|Preparing your squad car for a patrol shift|
N.I.H. Division of Police, Montana
When getting ready for your tour on patrol, get into a routine of checking your equipment. This is applicable to the equipment you carry, and your patrol unit.
When checking your patrol unit — or as Veteran Police Trainer, Dave Smith coined it, “Mobile Observational Platform” — start by turning the engine on, listen for odd knocks or sounds in the engine. That dependable work horse may have blown a piston from the previous pursuit and now is the time to find it, not later when you are fighting crime. Turn on ALL the lights, overheads, take downs, alley lights, head lights, high beams, spot lights and turn signals. Get out and make sure all are working. As you make your way around the vehicle, check the tires, clear the back seat (to ensure area is clear for the next transport), check for dents, broken lenses, etc. When finished with the exterior check of the unit, check the radio, MDC, siren, and any other gadgets that may be crammed into your work space.
Check the weapon systems assigned to the unit. Proper retrieval and storage of the long guns is critical. This check is particularly important when using pool cars. Some weapons may not be in the proper patrol ready configuration but is now in your responsibility. In 2003, C.H.P. Officer Robert Coulter was killed when placing the shotgun in his cruiser. As he positioned it in the shotgun rack, the trigger was depressed, discharging and killing him.

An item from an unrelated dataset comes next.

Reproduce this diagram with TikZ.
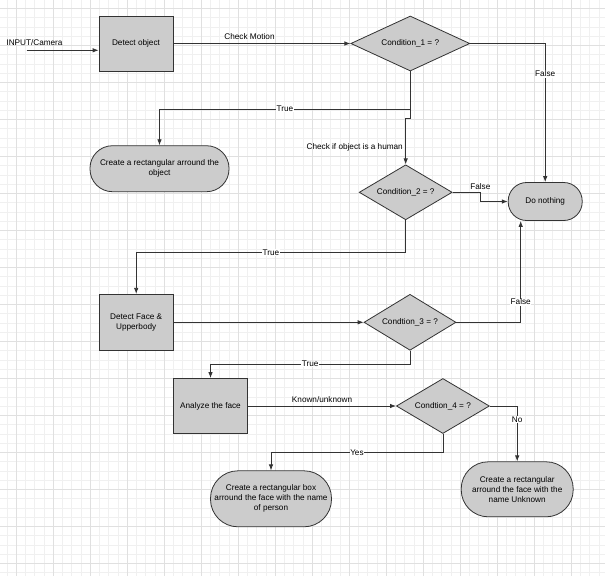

To preclude such a tragedy and to take control of our own physiological response to a crisis such as suddenly needing the long gun while in the patrol car, train your response while checking the equipment. Sit in the vehicle, disengage the lock, and retrieve the long gun as if you were preparing to address a threat outside your car. This is applicable to vertical and horizontal mounted weapons. Once outside the car, present the long gun as if you were presenting a use of force option. This method eliminates the barrel dialing in on your body parts, as if you were to retrieve the weapon standing outside the car and reaching in for the weapon. Inspect the magazine, ammunition, sights, trigger etc. Prepare the weapon in patrol ready configuration (empty chamber, loaded magazine, bolt closed, safety on).
As much as possible duplicate the motions you made to retrieve the weapon, but only in reverse. This also maps your mind to the motions needed in case you need to quickly secure the weapon in the rack and go to the next task.
We should all strive to not fall into any routine, however some routines are worth adopting. The key is to develop and maintain good, safe and sound habits. A routine is pointless if it is full of bad habits that set the stage for failure.